Question parlementaire avec demande de réponse écrite à la Commission posée par Hélène Flautre (Verts/ALE), le 7 mars 2013
(article 117 du règlement)
Objet : Passage de Mayotte au statut de région ultra-périphérique (RUP) et acquis communautaire en matière de droits fondamentaux, d’immigration et d’asile
Après être devenu département français en mars 2011, le territoire de Mayotte obtiendra, le 1er janvier 2014, le statut de région ultrapériphérique (RUP). La Commission prépare actuellement une proposition visant à définir les mesures transitoires et dérogatoires au droit communautaire dont bénéficiera le département de Mayotte. La loi française no 012-1270 du 20 novembre 2012 relative à la régulation économique outre-mer et portant diverses dispositions relatives aux territoires d’outre-mer prévoit la possibilité pour le gouvernement de modifier l’ordonnance n° 2000-373 du 26 avril 2000 relative aux conditions d’entrée et de séjour des étrangers à Mayotte, afin notamment de la mettre en conformité avec le droit communautaire.
Les législations et des pratiques dérogatoires actuelles en matière d’immigration et d’asile conduisent à des violations claires de l’acquis communautaire sur le territoire de Mayotte. Absence de recours effectif, exercice marginal du contrôle juridictionnel, rétention massive des migrants, notamment de mineurs, sont autant d’exemples de violations des droits en matière de retour. D’ailleurs, la Cour européenne des Droits de l’homme réunie en grande chambre a affirmé le 13 décembre 2012 que les procédures d’exception appliquées dans certaines terres d’outre-mer (ici la Guyane, où le requérant avait été reconduit à la frontière avant une décision du tribunal administratif) de la France violent le droit à un recours effectif garanti par l’article 13 de la Convention. En matière d’asile, de nombreux manquements quant à l’accueil et à la procédure régissant les demandes d’asile sont régulièrement constatés : expulsion au cours d’une demande d’asile, absence d’hébergement ou d’allocation compensatoire.
- 1. La Commission prévoit-elle d’inclure dans sa proposition des mesures transitoires ou dérogatoires à l’acquis en matière d’asile et de migration et à la charte européenne des droits fondamentaux, pour la RUP de Mayotte ? Dans l’affirmative, quelles seraient-elles ?
- 2. Quelles propositions la Commission pourrait-elle adopter afin d’assurer le respect de l’acquis communautaire en matière d’immigration, d’asile et de droits fondamentaux sur le territoire de Mayotte lors de son accession au statut de RUP ?
Réponse donnée par Mme Malmström au nom de la Commission le 22 avril 2013
La Commission, ayant analysé la demande des autorités françaises en faveur d’une dérogation à l’article 13, paragraphe 2, de la directive sur les retours [1] et à l’article 13, paragraphe 5, de la directive sur les normes d’accueil [2], considère qu’il n’y a pas lieu d’accorder de mesures transitoires ou de dérogations à l’acquis de l’UE en la matière.
Cette analyse préliminaire ne remplace pas le contrôle a posteriori qui sera effectué, selon les procédures prévues à l’article 258 du TFUE, de la transposition et de l’application à Mayotte de l’acquis de l’UE dans le domaine de l’immigration et de l’asile.
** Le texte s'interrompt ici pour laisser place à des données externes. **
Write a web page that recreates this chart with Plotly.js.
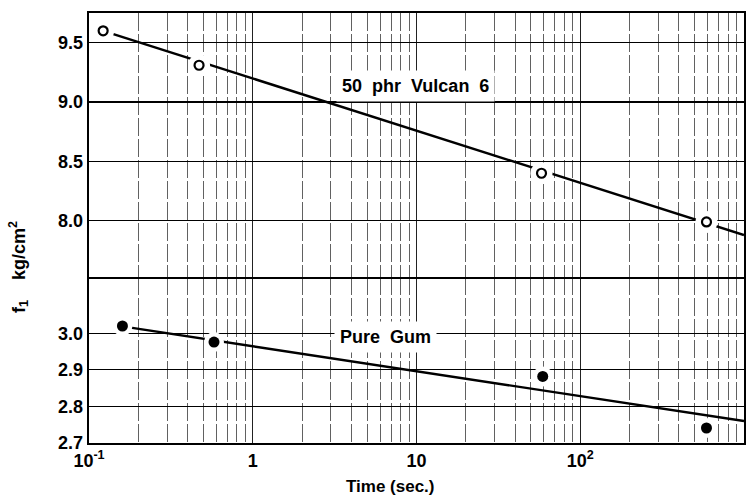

Aucune proposition n’est nécessaire pour assurer la conformité avec l’acquis de l’UE. La France, dans le cadre de la mise en œuvre de cet acquis sur le territoire de Mayotte, est tenue de respecter les dispositions de la Charte des droits fondamentaux de l’UE.
Retrouver la question et la réponse sur le site du Parlement européen
Voici les deux articles mentionnés
Article 13 - Voies de recours (directive retour)
2. L’autorité ou l’instance visée au paragraphe 1 est compétente pour réexaminer les décisions liées au retour visées à l’article 12, paragraphe 1, et peut notamment en suspendre temporairement l’exécution, à moins qu’une suspension temporaire ne soit déjà applicable en vertu de la législation nationale.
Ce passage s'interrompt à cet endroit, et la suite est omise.